Near Neighbours works to support people of different faiths and ethnicities so that they can get to know each other better, build relationships of trust, and collaborate together on initiatives that improve the local community they live in. Its small grant fund has recently awarded its 800th grant to the Larches Trust, connecting Jewish, Christian, Hindu and Muslim residents in Barnet in a statement of peace across faiths in their local community.


In the Black Country Near Neighbours has been working with faith communities since April 2014 supporting people who want to make a difference. Projects range from sewing groups for interfaith communities to faith groups coming together to run soup kitchens.


Issues of faith and identity can often be a source of conflict but Near Neighbours believe that if people choose to come together then they can be a source of hope and inspiration. Recently they supported an Interfaith Dialogue event run by the Shri Pashupatinath Mandir in Rowley Regis. Leaders from Muslim, Christian, Hindu and Sikh backgrounds gathered at the Shri Pashupatinath Mandir to pledge their commitment to working together in peace and unity for the benefit of the community.


Acharya Chintamani Pandeya (Priest and founder of SPM) said of the event,


 “It was wonderful to see so many different faiths, community and many organisations coming together and support the Interfaith Awareness Dialogue event.   A powerful message that was reiterated by speakers from different faiths and politicians about unity, accepting and promoting peace, tolerance, cooperation and unity between different faiths and those of no faith living in Rowley Regis and local community”.
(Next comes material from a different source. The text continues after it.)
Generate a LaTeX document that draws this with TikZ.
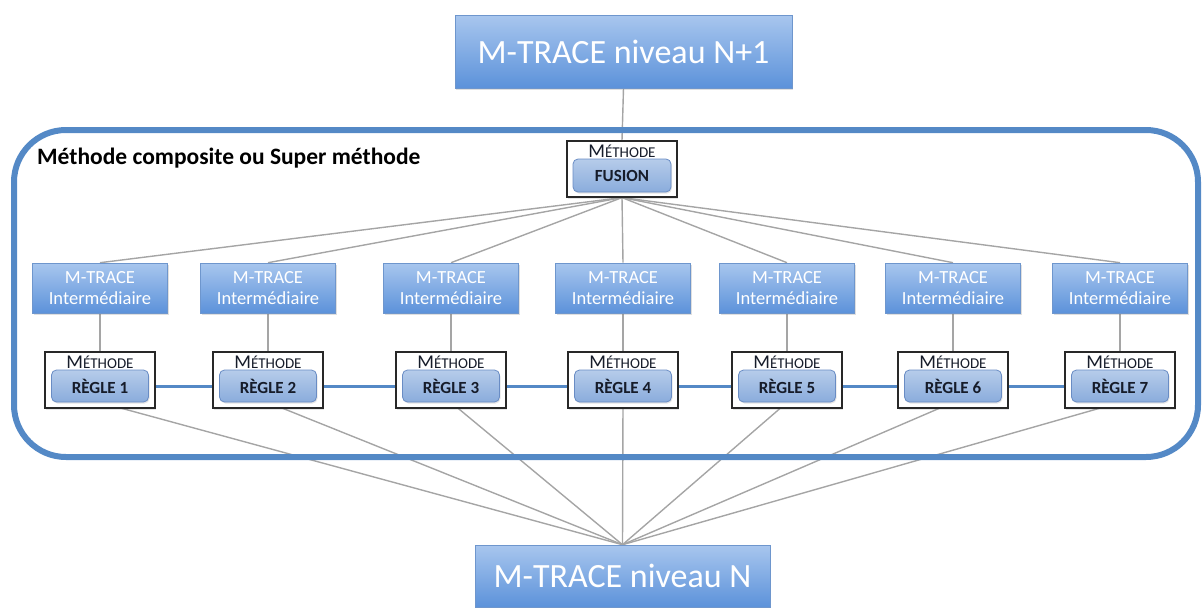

Near Neighbours is supporting and equipping local people through a broad range of partners. Local hubs host coordinators who are providing a network for community groups and expertise for projects. This is supplemented by national partners who offer tailored work with young people, women and emerging community leaders. They also work with inter-faith forums who gather faith communities together in dialogue and action.


This is supported by a small grants fund, providing seed capital for local groups and organisations who are working to bring together neighbours; to develop relationships of diverse faiths and ethnicities and also to improve their communities. Near Neighbours has now awarded £2.7million to these 800 projects.